_Provided data_
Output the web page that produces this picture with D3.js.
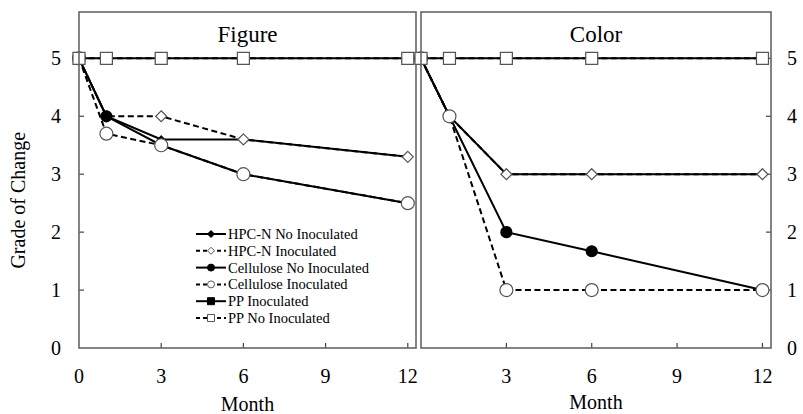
<!DOCTYPE html>
<html>
<head>
<meta charset="utf-8">
<script src="https://cdn.jsdelivr.net/npm/d3@7"></script>
<style>
body { margin: 0; background: #fff; }
svg { display: block; font-family: "Liberation Serif", "Times New Roman", serif; }
</style>
</head>
<body>
<div id="chart"></div>
<script>
"use strict";

var months = [0, 1, 3, 6, 12];
var xTicks = [0, 3, 6, 9, 12];
var yTicks = [0, 1, 2, 3, 4, 5];
var seriesNames = [
    "HPC-N No Inoculated",
    "HPC-N Inoculated",
    "Cellulose No Inoculated",
    "Cellulose Inoculated",
    "PP Inoculated",
    "PP No Inoculated"
];
// grade of change per month, one row per series
var figureValues = [
    [5, 4, 3.6, 3.6, 3.3],
    [5, 4, 4, 3.6, 3.3],
    [5, 4, 3.5, 3, 2.5],
    [5, 3.7, 3.5, 3, 2.5],
    [5, 5, 5, 5, 5],
    [5, 5, 5, 5, 5]
];
var colorValues = [
    [5, 4, 3, 3, 3],
    [5, 4, 3, 3, 3],
    [5, 4, 2, 1.67, 1],
    [5, 4, 1, 1, 1],
    [5, 5, 5, 5, 5],
    [5, 5, 5, 5, 5]
];

var styles = [
    { dash: null, shape: "diamond", fill: "#000", size: 3.5 },
    { dash: "6,3.5", shape: "diamond", fill: "#fff", size: 5.5 },
    { dash: null, shape: "circle", fill: "#000", size: 5.5 },
    { dash: "6,3.5", shape: "circle", fill: "#fff", size: 6.5 },
    { dash: null, shape: "square", fill: "#000", size: 5.5 },
    { dash: "6,3.5", shape: "square", fill: "#fff", size: 6 }
];

function markerPath(shape, r) {
    if (shape === "circle") {
        var p = d3.path();
        p.arc(0, 0, r, 0, 2 * Math.PI);
        return p.toString();
    }
    if (shape === "diamond") {
        return "M0," + (-r) + "L" + r + ",0L0," + r + "L" + (-r) + ",0Z";
    }
    return "M" + (-r) + "," + (-r) + "H" + r + "V" + r + "H" + (-r) + "Z";
}

var svg = d3.select("#chart").append("svg")
    .attr("width", 803)
    .attr("height", 414);

var plotTop = 12, plotBottom = 348;
var y = d3.scaleLinear().domain([0, 5.8]).range([plotBottom, plotTop]);

function drawPanel(opts) {
    var x = d3.scaleLinear().domain([0, 12.3]).range([opts.x0, opts.x1]);
    var g = svg.append("g");

    // tick labels along the bottom
    g.selectAll("text.xtick")
      .data(xTicks.filter(function (t) { return opts.showZero || t > 0; }))
      .enter().append("text")
        .attr("x", function (d) { return x(d); })
        .attr("y", 383)
        .attr("text-anchor", "middle")
        .style("font-size", "20px")
        .text(function (d) { return d; });
    g.selectAll("line.xtick")
      .data(xTicks.filter(function (t) { return t > 0; }))
      .enter().append("line")
        .attr("x1", function (d) { return x(d); })
        .attr("x2", function (d) { return x(d); })
        .attr("y1", plotBottom)
        .attr("y2", plotBottom - 5)
        .attr("stroke", "#444")
        .attr("stroke-width", 1.2);

    // y ticks, inside the box, labels on the outer side
    var edge = opts.axisSide === "left" ? opts.x0 : opts.x1;
    var dir = opts.axisSide === "left" ? 1 : -1;
    g.selectAll("line.ytick")
      .data(yTicks.filter(function (t) { return t > 0; }))
      .enter().append("line")
        .attr("x1", edge)
        .attr("x2", edge + dir * 5)
        .attr("y1", function (d) { return y(d); })
        .attr("y2", function (d) { return y(d); })
        .attr("stroke", "#444")
        .attr("stroke-width", 1.2);
    g.selectAll("text.ytick")
      .data(yTicks)
      .enter().append("text")
        .attr("x", opts.axisSide === "left" ? 61 : 787)
        .attr("y", function (d) { return y(d) + 7; })
        .attr("text-anchor", opts.axisSide === "left" ? "end" : "start")
        .style("font-size", "20px")
        .text(function (d) { return d; });

    g.append("text")
        .attr("x", (opts.x0 + opts.x1) / 2)
        .attr("y", 42)
        .attr("text-anchor", "middle")
        .style("font-size", "23px")
        .text(opts.title);
    g.append("text")
        .attr("x", (opts.x0 + opts.x1) / 2)
        .attr("y", opts.monthY)
        .attr("text-anchor", "middle")
        .style("font-size", "20px")
        .text("Month");

    var line = d3.line()
        .x(function (d, i) { return x(months[i]); })
        .y(function (d) { return y(d); });

    opts.values.forEach(function (vals, s) {
        var st = styles[s];
        g.append("path")
            .attr("d", line(vals))
            .attr("fill", "none")
            .attr("stroke", "#000")
            .attr("stroke-width", 2)
            .attr("stroke-dasharray", st.dash);
        g.selectAll("path.m" + s)
          .data(vals)
          .enter().append("path")
            .attr("class", "m" + s)
            .attr("d", markerPath(st.shape, st.size))
            .attr("transform", function (d, i) { return "translate(" + x(months[i]) + "," + y(d) + ")"; })
            .attr("fill", st.fill)
            .attr("stroke", st.fill === "#fff" ? "#555" : "#000")
            .attr("stroke-width", 1.2);
    });

    g.append("rect")
        .attr("x", opts.x0)
        .attr("y", plotTop)
        .attr("width", opts.x1 - opts.x0)
        .attr("height", plotBottom - plotTop)
        .attr("fill", "none")
        .attr("stroke", "#666")
        .attr("stroke-width", 1.6);
    return g;
}

var figurePanel = drawPanel({ x0: 79, x1: 416, title: "Figure", values: figureValues,
    axisSide: "left", showZero: true, monthY: 411 });
drawPanel({ x0: 421, x1: 771, title: "Color", values: colorValues,
    axisSide: "right", showZero: false, monthY: 409 });

svg.append("text")
    .attr("transform", "translate(25," + y(2.55) + ") rotate(-90)")
    .attr("text-anchor", "middle")
    .style("font-size", "20px")
    .text("Grade of Change");

// legend inside the Figure panel
var legend = figurePanel.append("g").attr("transform", "translate(196,234)");
var rows = legend.selectAll("g")
    .data(seriesNames)
    .enter().append("g")
    .attr("transform", function (d, i) { return "translate(0," + i * 16.8 + ")"; });
rows.append("line")
    .attr("x1", 0).attr("x2", 30)
    .attr("stroke", "#000")
    .attr("stroke-width", 2)
    .attr("stroke-dasharray", function (d, i) { return styles[i].dash ? "4,3" : null; });
rows.append("path")
    .attr("d", function (d, i) { return markerPath(styles[i].shape, 3.5); })
    .attr("transform", "translate(15,0)")
    .attr("fill", function (d, i) { return styles[i].fill; })
    .attr("stroke", function (d, i) { return styles[i].fill === "#fff" ? "#555" : "#000"; })
    .attr("stroke-width", 1);
rows.append("text")
    .attr("x", 32)
    .attr("y", 5)
    .style("font-size", "14.5px")
    .text(function (d) { return d; });
</script>
</body>
</html>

_What to do_
Quote the data above in full and without alteration; skip the pictures.

_Solution to the exercise_
Output the web page that produces this picture with D3.js.
<!DOCTYPE html>
<html>
<head>
<meta charset="utf-8">
<script src="https://cdn.jsdelivr.net/npm/d3@7"></script>
<style>
body { margin: 0; background: #fff; }
svg { display: block; font-family: "Liberation Serif", "Times New Roman", serif; }
</style>
</head>
<body>
<div id="chart"></div>
<script>
"use strict";

var months = [0, 1, 3, 6, 12];
var xTicks = [0, 3, 6, 9, 12];
var yTicks = [0, 1, 2, 3, 4, 5];
var seriesNames = [
    "HPC-N No Inoculated",
    "HPC-N Inoculated",
    "Cellulose No Inoculated",
    "Cellulose Inoculated",
    "PP Inoculated",
    "PP No Inoculated"
];
// grade of change per month, one row per series
var figureValues = [
    [5, 4, 3.6, 3.6, 3.3],
    [5, 4, 4, 3.6, 3.3],
    [5, 4, 3.5, 3, 2.5],
    [5, 3.7, 3.5, 3, 2.5],
    [5, 5, 5, 5, 5],
    [5, 5, 5, 5, 5]
];
var colorValues = [
    [5, 4, 3, 3, 3],
    [5, 4, 3, 3, 3],
    [5, 4, 2, 1.67, 1],
    [5, 4, 1, 1, 1],
    [5, 5, 5, 5, 5],
    [5, 5, 5, 5, 5]
];

var styles = [
    { dash: null, shape: "diamond", fill: "#000", size: 3.5 },
    { dash: "6,3.5", shape: "diamond", fill: "#fff", size: 5.5 },
    { dash: null, shape: "circle", fill: "#000", size: 5.5 },
    { dash: "6,3.5", shape: "circle", fill: "#fff", size: 6.5 },
    { dash: null, shape: "square", fill: "#000", size: 5.5 },
    { dash: "6,3.5", shape: "square", fill: "#fff", size: 6 }
];

function markerPath(shape, r) {
    if (shape === "circle") {
        var p = d3.path();
        p.arc(0, 0, r, 0, 2 * Math.PI);
        return p.toString();
    }
    if (shape === "diamond") {
        return "M0," + (-r) + "L" + r + ",0L0," + r + "L" + (-r) + ",0Z";
    }
    return "M" + (-r) + "," + (-r) + "H" + r + "V" + r + "H" + (-r) + "Z";
}

var svg = d3.select("#chart").append("svg")
    .attr("width", 803)
    .attr("height", 414);

var plotTop = 12, plotBottom = 348;
var y = d3.scaleLinear().domain([0, 5.8]).range([plotBottom, plotTop]);

function drawPanel(opts) {
    var x = d3.scaleLinear().domain([0, 12.3]).range([opts.x0, opts.x1]);
    var g = svg.append("g");

    // tick labels along the bottom
    g.selectAll("text.xtick")
      .data(xTicks.filter(function (t) { return opts.showZero || t > 0; }))
      .enter().append("text")
        .attr("x", function (d) { return x(d); })
        .attr("y", 383)
        .attr("text-anchor", "middle")
        .style("font-size", "20px")
        .text(function (d) { return d; });
    g.selectAll("line.xtick")
      .data(xTicks.filter(function (t) { return t > 0; }))
      .enter().append("line")
        .attr("x1", function (d) { return x(d); })
        .attr("x2", function (d) { return x(d); })
        .attr("y1", plotBottom)
        .attr("y2", plotBottom - 5)
        .attr("stroke", "#444")
        .attr("stroke-width", 1.2);

    // y ticks, inside the box, labels on the outer side
    var edge = opts.axisSide === "left" ? opts.x0 : opts.x1;
    var dir = opts.axisSide === "left" ? 1 : -1;
    g.selectAll("line.ytick")
      .data(yTicks.filter(function (t) { return t > 0; }))
      .enter().append("line")
        .attr("x1", edge)
        .attr("x2", edge + dir * 5)
        .attr("y1", function (d) { return y(d); })
        .attr("y2", function (d) { return y(d); })
        .attr("stroke", "#444")
        .attr("stroke-width", 1.2);
    g.selectAll("text.ytick")
      .data(yTicks)
      .enter().append("text")
        .attr("x", opts.axisSide === "left" ? 61 : 787)
        .attr("y", function (d) { return y(d) + 7; })
        .attr("text-anchor", opts.axisSide === "left" ? "end" : "start")
        .style("font-size", "20px")
        .text(function (d) { return d; });

    g.append("text")
        .attr("x", (opts.x0 + opts.x1) / 2)
        .attr("y", 42)
        .attr("text-anchor", "middle")
        .style("font-size", "23px")
        .text(opts.title);
    g.append("text")
        .attr("x", (opts.x0 + opts.x1) / 2)
        .attr("y", opts.monthY)
        .attr("text-anchor", "middle")
        .style("font-size", "20px")
        .text("Month");

    var line = d3.line()
        .x(function (d, i) { return x(months[i]); })
        .y(function (d) { return y(d); });

    opts.values.forEach(function (vals, s) {
        var st = styles[s];
        g.append("path")
            .attr("d", line(vals))
            .attr("fill", "none")
            .attr("stroke", "#000")
            .attr("stroke-width", 2)
            .attr("stroke-dasharray", st.dash);
        g.selectAll("path.m" + s)
          .data(vals)
          .enter().append("path")
            .attr("class", "m" + s)
            .attr("d", markerPath(st.shape, st.size))
            .attr("transform", function (d, i) { return "translate(" + x(months[i]) + "," + y(d) + ")"; })
            .attr("fill", st.fill)
            .attr("stroke", st.fill === "#fff" ? "#555" : "#000")
            .attr("stroke-width", 1.2);
    });

    g.append("rect")
        .attr("x", opts.x0)
        .attr("y", plotTop)
        .attr("width", opts.x1 - opts.x0)
        .attr("height", plotBottom - plotTop)
        .attr("fill", "none")
        .attr("stroke", "#666")
        .attr("stroke-width", 1.6);
    return g;
}

var figurePanel = drawPanel({ x0: 79, x1: 416, title: "Figure", values: figureValues,
    axisSide: "left", showZero: true, monthY: 411 });
drawPanel({ x0: 421, x1: 771, title: "Color", values: colorValues,
    axisSide: "right", showZero: false, monthY: 409 });

svg.append("text")
    .attr("transform", "translate(25," + y(2.55) + ") rotate(-90)")
    .attr("text-anchor", "middle")
    .style("font-size", "20px")
    .text("Grade of Change");

// legend inside the Figure panel
var legend = figurePanel.append("g").attr("transform", "translate(196,234)");
var rows = legend.selectAll("g")
    .data(seriesNames)
    .enter().append("g")
    .attr("transform", function (d, i) { return "translate(0," + i * 16.8 + ")"; });
rows.append("line")
    .attr("x1", 0).attr("x2", 30)
    .attr("stroke", "#000")
    .attr("stroke-width", 2)
    .attr("stroke-dasharray", function (d, i) { return styles[i].dash ? "4,3" : null; });
rows.append("path")
    .attr("d", function (d, i) { return markerPath(styles[i].shape, 3.5); })
    .attr("transform", "translate(15,0)")
    .attr("fill", function (d, i) { return styles[i].fill; })
    .attr("stroke", function (d, i) { return styles[i].fill === "#fff" ? "#555" : "#000"; })
    .attr("stroke-width", 1);
rows.append("text")
    .attr("x", 32)
    .attr("y", 5)
    .style("font-size", "14.5px")
    .text(function (d) { return d; });
</script>
</body>
</html>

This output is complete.